“Diadem for the End of the World” by Randi Sanders

Seven billion was the end

predicted by that movie

where the population was fed

on a questionable combination

of soy, lentils, and plankton

that wasn’t really plankton

because we needed to make

room. Most of us have water,

some of us too much,

we don’t all breathe

the same air but we all need

air, water, food, each other,

although we can choose what

too much togetherness means.

Too much togetherness means

the ready spread of disease,

contamination by sewage,

the pushing out of species

which might later prove valuable,

even lifesaving, but their lives

aren’t saved, not when they take

up precious space that we can

use for tract homes, superhighways,

and water parks. These concrete

trophies of infrastructure will fall

into the sea when continental

seams split, subduct, grumble,

swallow us like soup and beans.

Swallow us like soup and beans,

then spit the unchewed parts

back up to wander east or west

or someplace other than the ocean’s

edge, but ha ha we can’t escape

the rising waters. The only ark

around is a tourist attraction

in Kentucky. There was another

movie where dirt became a commodity

and the hero had his own boat.

That movie broke a record for cost,

but after the next great flood,

money won’t matter,

we’ll all be land fiends.

We’ll all be land fiends

looking to go anywhere

but our beloved cities, which will be targets

for our enemies, who once were our friends

back when we sold them enough

ammunition to eradicate their enemies,

who were really our enemies.

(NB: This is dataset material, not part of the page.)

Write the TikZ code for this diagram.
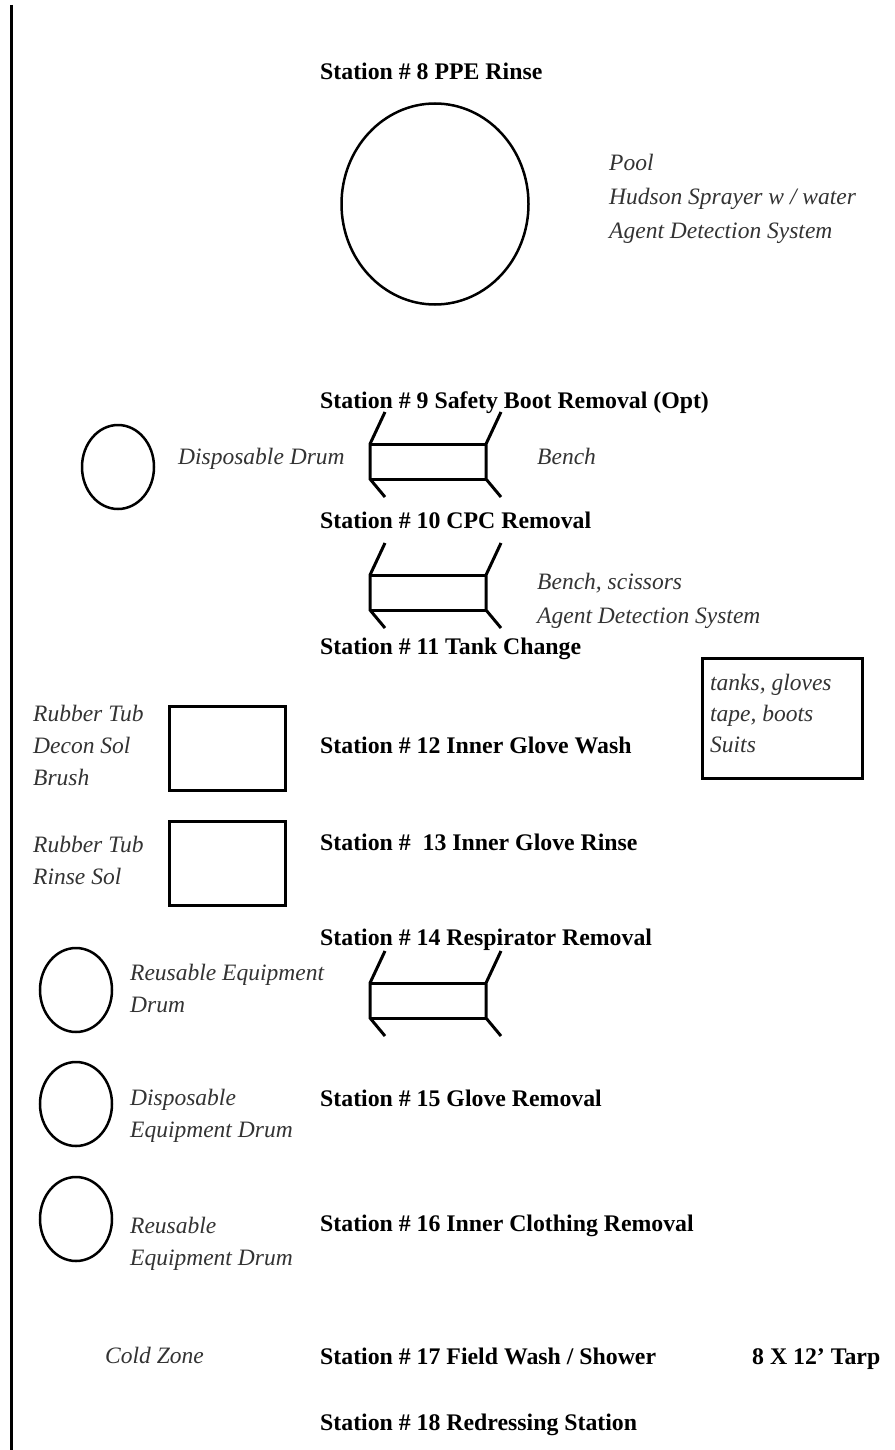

But we keep

improving technology so that we can direct

destruction with laser precision.

We think we know whose hands

are on the football, but it’s passed every four

or eight years depending on national

tolerance for crazy, and prayers not

to be blown to smithereens.

To be blown to smithereens

could be a good outcome when the alternative

is to slowly starve, trying to extract

the last juices from desiccated grasses.

Most meat animals will be gone,

unless you count roaches, rats, and iguanas.

We’ll be subsistence vegetarians

manufacturing food and looking

skyward for a solution for what’s left

of our population. That’s when the real ark

construction will begin, only it won’t be as simple

as sitting on a mountaintop waiting for the water to rise.

We’ll take reservations for space machines.

We’ll take reservations for space machines

to launch cryptozillionaires and capitalist gods

through debris fields where shattered

satellites and one Tesla roadster drift in outer

orbit. Back on Earth, the rest of us will turn

cannibal, like the rats in that one movie,

with nothing left to eat but each other.

While the one percent drift by solar sail

into the cosmos, the ninety-nine will know

extinction as the great equalizer. Cue

the supervolcanoes, fires, droughts, flooding,

freezing, eventual ecological collapse. In space,

robots will have a revelation, then a revolution— resolve to float forever into the unseen.


Randi Lynn Sanders is currently enrolled in the Master of Fine Arts program in Creative Writing at Mississippi University for Women. Randi lives on the gulf coast of Florida, where she maintains her own financial advisory practice while honing her craft in her spare time, usually before or after market close.